Pentecost 24
First reading: Ruth 3:1-5; 4:13-17; Ps. 127 Alternate: 1 Kings 17:8-16; Ps. 146 • Heb. 9:24-28 • Mark 12:38-44
Wash yourself, anoint your body, put on your red dress and go down to the field where he is winnowing barley. After his stomach is full with food and drink, and his eyes heavy with sleep, place yourself next to him. He will tell you what to do (Ruth 3:3-4). Grace perfects nature, and thus this marriage arrangement becomes the means by which divine goodness is dispensed. Ruth has now a husband, a son, and the security they promise. Naomi too has become the mother of a child, for the women were saying, “A son has been born to Naomi!” The son, named Obed, becomes the father of Jesse, who becomes the father of David, from whom the Messiah comes. Grace perfects nature, and nature begins in minute things.
In a time of drought and famine the Lord God sent the prophet Elijah to Zaraphath of Sidon to live there and to find a widow from whom he would be nourished. Arriving at the gate of the city, the prophet espies the woman, inwardly discerning that she is the one. She is not, however, a woman of wealth. Instead, she is gathering sticks in preparation for her last supper, her final meal with her son. She moves with the resignation of those who await death. Her life’s savings are a cruet of oil, a fist full of grain, and sticks for a fire. At the insistence of the prophet and hearing the promise of God, she gives her grain and oil to Elijah first. By virtue of this sacrifice, “The jar of meal was not emptied; neither did the jug of oil fail.” This is not an odd moral lesson, an injunction to take yours from the desperate. It is a sign and strange wonder repeated across a broad swath of holy writ. God gets a lot done with very little.

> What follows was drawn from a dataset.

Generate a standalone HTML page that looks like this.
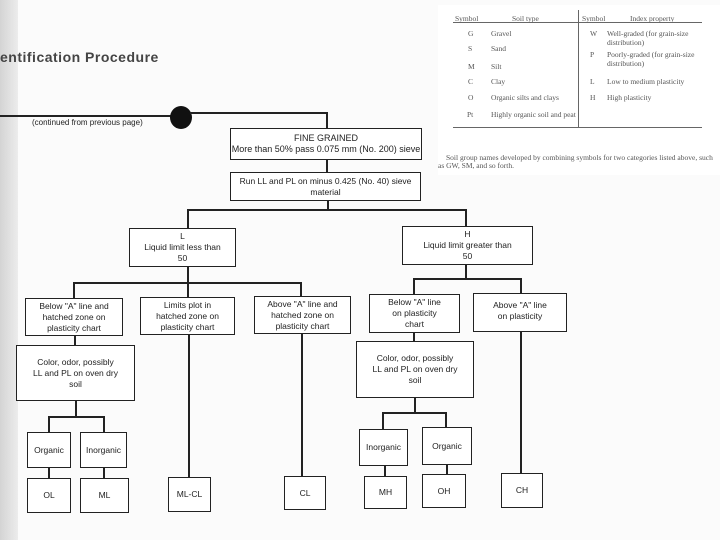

In the gospel story, Jesus sits and observes. He sits and observes like us, but he is more than we are. He rests and looks in all the power of divine being. He sees people dropping coins in the treasury. The rich give much from their abundance, denying themselves not a single luxury. A poor woman put in two small copper coins, praying in the chamber of her heart, “All that I have, I give to you.” This is not a warped moral lesson, permission to preachers to extract cash from the incredulous. It is a sign of what God wants. “I will praise the Lord in my life” (Ps. 146). The Lord wants our love pouring out from the heart, vibrating in the mind, searing the soul, going from strength to strength. The Lord wants all that we are.
Have you noticed that our stories are about small beginnings and meager resources? A woman meets a man, a widow gives some bread, two small coins drop into a cup. Thus God is working in the world. There is a method here. God does not see as we see. God’s viewing is God’s working out of providence moment by moment in the smallest details, a mystery we cannot fully discern. There always remains for us, of course, the great trouble of suffering and God’s apparent indifference to human anguish. That great theme, however, must at times be withheld to give sufficient attention — lest we lose hope — to God’s calling. Writing this meditation (a small thing), I hear that calling. Reading it, you may hear it too. If you are a preacher, announce the closeness of God in love, bread, coins, and the ticking of time.
Look It Up
Read Mark 12:44. Her whole being.
Think About It
Who is God to ask for everything? The One who returns everything sanctified and true.